- European CD single cover

Single by Milli Vanilli

from the album All or Nothing and Girl You Know It's True
- B-side: "Too Much Monkey Business"
- Released: 12 December 1988
- Genre: Dance-pop
- Length: 4:10 (album version); 4:00 (single version); 4:28 (video version);
- Label: Hansa; Arista;
- Songwriters: Frank Farian; Brad Howell;
- Producer: Frank Farian

Milli Vanilli singles chronology
| "Girl You Know It's True" (1988) | "Baby Don't Forget My Number" (1988) | "Blame It on the Rain" (1989) |

Music video
- "Baby Don't Forget My Number" on YouTube

= Baby Don't Forget My Number =

1988 single by Milli Vanilli

"Baby Don't Forget My Number" is a song by German dance-pop group Milli Vanilli. The track was released in December 1988 as the second single from their debut album, All or Nothing (1988), as well as its American counterpart, Girl You Know It's True (1989). It became the first of their three number-one hits on the US Billboard Hot 100 chart in 1989, earning a gold certification from the Recording Industry Association of America (RIAA). Worldwide, the single reached the top 10 in seven other countries and was certified gold in Australia, where it charted for 36 weeks.

==Music video==
In the music video, Rob Pilatus meets a woman and gets her phone number. Later that day, as he is preparing to call her, Fab Morvan enters the apartment, and a slight breeze blows the sheet of paper with the phone number out the window.

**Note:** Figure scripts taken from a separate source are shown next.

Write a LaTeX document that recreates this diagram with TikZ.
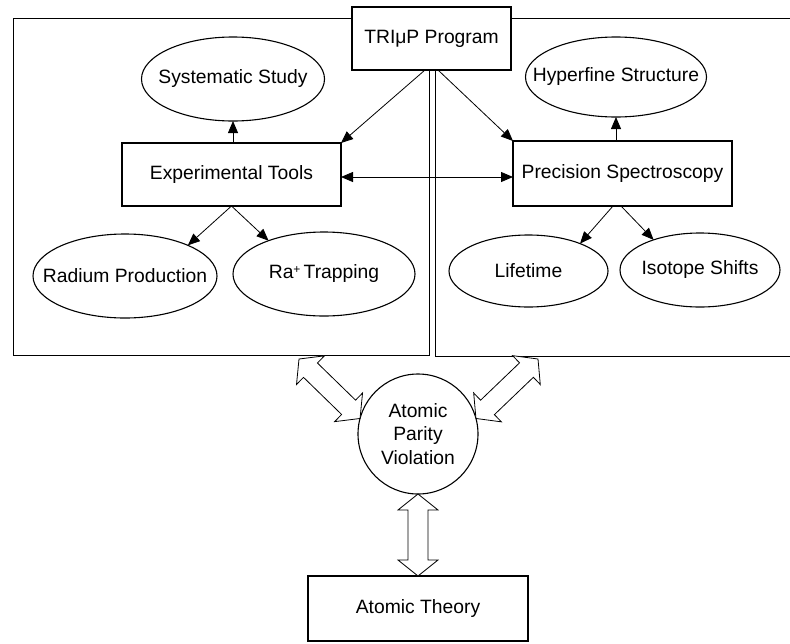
\documentclass[tikz,border=0pt]{standalone}
\usepackage{fontspec}
\setmainfont{Liberation Sans}
\usetikzlibrary{arrows.meta,calc,shapes.geometric}
\newcommand\fatdbl[2]{\draw[fat] (#1) -- ($(#1)!16pt!(#2)!20pt!90:(#2)$) -- ($(#1)!16pt!(#2)!10pt!90:(#2)$) -- ($(#2)!16pt!(#1)!10pt!-90:(#1)$) -- ($(#2)!16pt!(#1)!20pt!-90:(#1)$) -- (#2) -- ($(#2)!16pt!(#1)!20pt!90:(#1)$) -- ($(#2)!16pt!(#1)!10pt!90:(#1)$) -- ($(#1)!16pt!(#2)!10pt!-90:(#2)$) -- ($(#1)!16pt!(#2)!20pt!-90:(#2)$) -- cycle;}
\tikzset{
 base/.style={draw, line width=1.1pt, inner sep=0pt, outer sep=0pt, fill=white, font=\fontsize{19.3}{23.2}\selectfont},
 rbox/.style={base, rectangle},
 ell/.style={base, ellipse, execute at begin node={\hbox to 0pt\bgroup\hss}, execute at end node={\hss\egroup}},
 circ/.style={base, circle, align=center},
 arr/.style={-{Triangle[length=12pt,width=10pt]}, line width=0.8pt},
 darr/.style={{Triangle[length=12pt,width=10pt]}-{Triangle[length=12pt,width=10pt]}, line width=0.8pt},
 fat/.style={draw, line width=0.8pt, fill=white},
 frame/.style={draw, line width=1pt}
}
\begin{document}
\begin{tikzpicture}[x=1pt,y=-1pt]
\useasboundingbox (0,0) rectangle (790,643);
\draw[frame] (13,18) rectangle (429.5,355.5);
\draw[frame] (435.5,18) rectangle (800,356.5);
\node[rbox, minimum width=159, minimum height=63] (trip) at (431.5,38.5) {TRIμP Program};
\node[rbox, minimum width=219, minimum height=63] (exp) at (231.5,174.5) {Experimental Tools};
\node[rbox, minimum width=219, minimum height=65] (prec) at (622.5,173.5) {Precision Spectroscopy};
\node[rbox, minimum width=220, minimum height=65] (theory) at (418,608.5) {Atomic Theory};
\node[ell, minimum width=183, minimum height=84] (sys) at (233,79) {Systematic Study};
\node[ell, minimum width=181, minimum height=80] (hyp) at (616,77) {Hyperfine Structure};
\node[ell, minimum width=184, minimum height=84] (rad) at (125,276) {Radium Production};
\node[ell, minimum width=182, minimum height=84] (tra) at (324,274) {Ra\raisebox{5.5pt}{\fontsize{12}{12}\selectfont +}\,Trapping};
\node[ell, minimum width=159, minimum height=72] (life) at (528.5,271) {Lifetime};
\node[ell, minimum width=160, minimum height=74] (iso) at (700,270) {Isotope Shifts};
\node[circ, minimum size=120] (apv) at (418,434) {Atomic\\Parity\\Violation};
\coordinate (fl) at (299,359);
\coordinate (fr) at (538,359);
\draw[arr] ([xshift=-6.5pt]trip.south) -- (exp.north east);
\draw[arr] ([xshift=6.5pt]trip.south) -- (prec.north west);
\draw[darr] ([yshift=-2.5pt]exp.east) -- ([yshift=-3.5pt]prec.west);
\draw[arr] (sys.south |- exp.north) -- (sys.south);
\draw[arr] (hyp.south |- prec.north) -- (hyp.south);
\draw[arr] (exp.south) -- (rad.26);
\draw[arr] (exp.south) -- (tra.149);
\draw[arr] ([xshift=-9.5pt]prec.south) -- (life.28);
\draw[arr] ([xshift=-1.5pt]prec.south) -- (iso.147);
\fatdbl{fl}{apv.165}
\fatdbl{fr}{apv.15}
\fatdbl{apv.south}{theory.north}
\end{tikzpicture}
\end{document}
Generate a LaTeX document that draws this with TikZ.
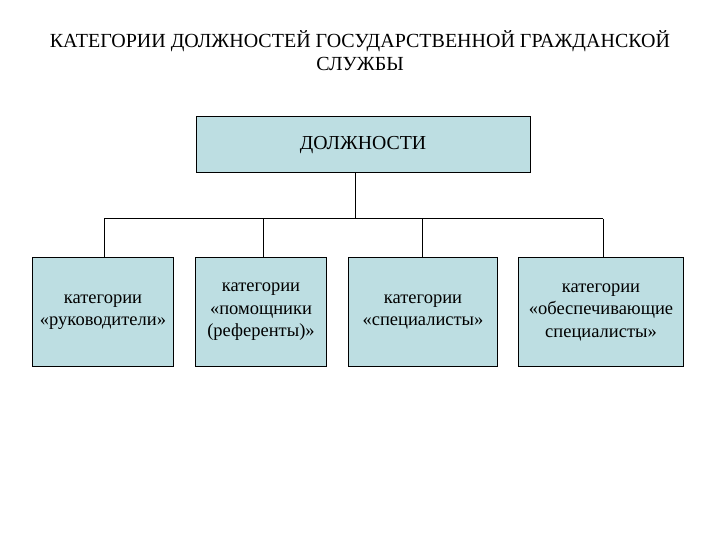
\documentclass[tikz,border=0pt]{standalone}
\usepackage{fontspec}
\setmainfont{Liberation Serif}
\definecolor{boxfill}{RGB}{189,222,226}
\begin{document}
\begin{tikzpicture}[x=1pt,y=-1pt,
  box/.style={draw=black, line width=1pt, fill=boxfill, align=center, inner sep=0pt,
    font=\fontsize{18.5}{22.5}\selectfont},
  conn/.style={draw=black, line width=1pt}]
\useasboundingbox (0,0) rectangle (720,540);
\node[align=center, font=\fontsize{20}{23}\selectfont] (title) at (360,51)
  {КАТЕГОРИИ ДОЛЖНОСТЕЙ ГОСУДАРСТВЕННОЙ ГРАЖДАНСКОЙ\\СЛУЖБЫ};
\node[box, minimum width=334pt, minimum height=56pt, font=\fontsize{19.8}{23}\selectfont] (top) at (363,145) {ДОЛЖНОСТИ};
\node[box, minimum width=141pt, minimum height=109pt] (b1) at (103,312) {категории\\«руководители»};
\node[box, minimum width=131pt, minimum height=109pt] (b2) at (261,312) {категории\\«помощники\\(референты)»};
\node[box, minimum width=149pt, minimum height=109pt] (b3) at (423,312) {категории\\«специалисты»};
\node[box, minimum width=165pt, minimum height=109pt] (b4) at (601,312) {категории\\«обеспечивающие\\специалисты»};
\coordinate (hub) at (355,219);
\coordinate (h1) at (104,219);
\coordinate (h2) at (263,219);
\coordinate (h3) at (422,219);
\coordinate (h4) at (603,219);
\draw[conn] (top.south -| hub) -- (hub);
\draw[conn] (h1) -- (h4);
\draw[conn] (h1) -- (h1 |- b1.north);
\draw[conn] (h2) -- (h2 |- b2.north);
\draw[conn] (h3) -- (h3 |- b3.north);
\draw[conn] (h4) -- (h4 |- b4.north);
\end{tikzpicture}
\end{document}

The paper is caught under the shoe of a man who enters a taxicab, leading the duo on a bicycle chase across London. Just as the taxicab drops the man off, the duo stops the man, but the paper is gone. Then the duo realize they are in front of the woman's home.

==Charts==
===Weekly charts===

| Chart (1988–1989) | Peak position |
|---|---|
| Australia (ARIA) | 17 |
| Belgium (Ultratop 50 Flanders) | 14 |
| Canada Retail Singles (The Record) | 1 |
| Canada Top Singles (RPM) | 3 |
| Canada Dance/Urban (RPM) | 1 |
| Europe (Eurochart Hot 100) | 18 |
| Finland (Suomen virallinen lista) | 3 |
| France (SNEP) | 17 |
| Ireland (IRMA) | 17 |
| Netherlands (Dutch Top 40) | 6 |
| Netherlands (Single Top 100) | 7 |
| New Zealand (Recorded Music NZ) | 9 |
| Norway (VG-lista) | 5 |
| Spain (AFYVE) | 3 |
| Switzerland (Schweizer Hitparade) | 11 |
| UK Singles (Official Charts) | 16 |
| US Billboard Hot 100 | 1 |
| US Dance Club Songs (Billboard) | 10 |
| US Dance Singles Sales (Billboard) | 12 |
| US Hot R&B/Hip-Hop Songs (Billboard) | 9 |
| US Cash Box Top 100 | 2 |
| West Germany (GfK) | 9 |

===Year-end charts===

| Chart (1989) | Position |
|---|---|
| Australia (ARIA) | 59 |
| Belgium (Ultratop) | 81 |
| Canada Top Singles (RPM) | 42 |
| Canada Dance/Urban (RPM) | 8 |
| Europe (Eurochart Hot 100) | 78 |
| Netherlands (Dutch Top 40) | 41 |
| Netherlands (Single Top 100) | 65 |
| New Zealand (RIANZ) | 16 |
| US Billboard Hot 100 | 28 |
| West Germany (Media Control) | 63 |

| Chart (1990) | Position |
|---|---|
| Australia (ARIA) | 69 |

==Certifications==

| Region | Certification | Certified units/sales |
| Australia (ARIA) | Gold | 35,000^{^} |
| United States (RIAA) | Gold | 500,000^{^} |
^{^} Shipments figures based on certification alone.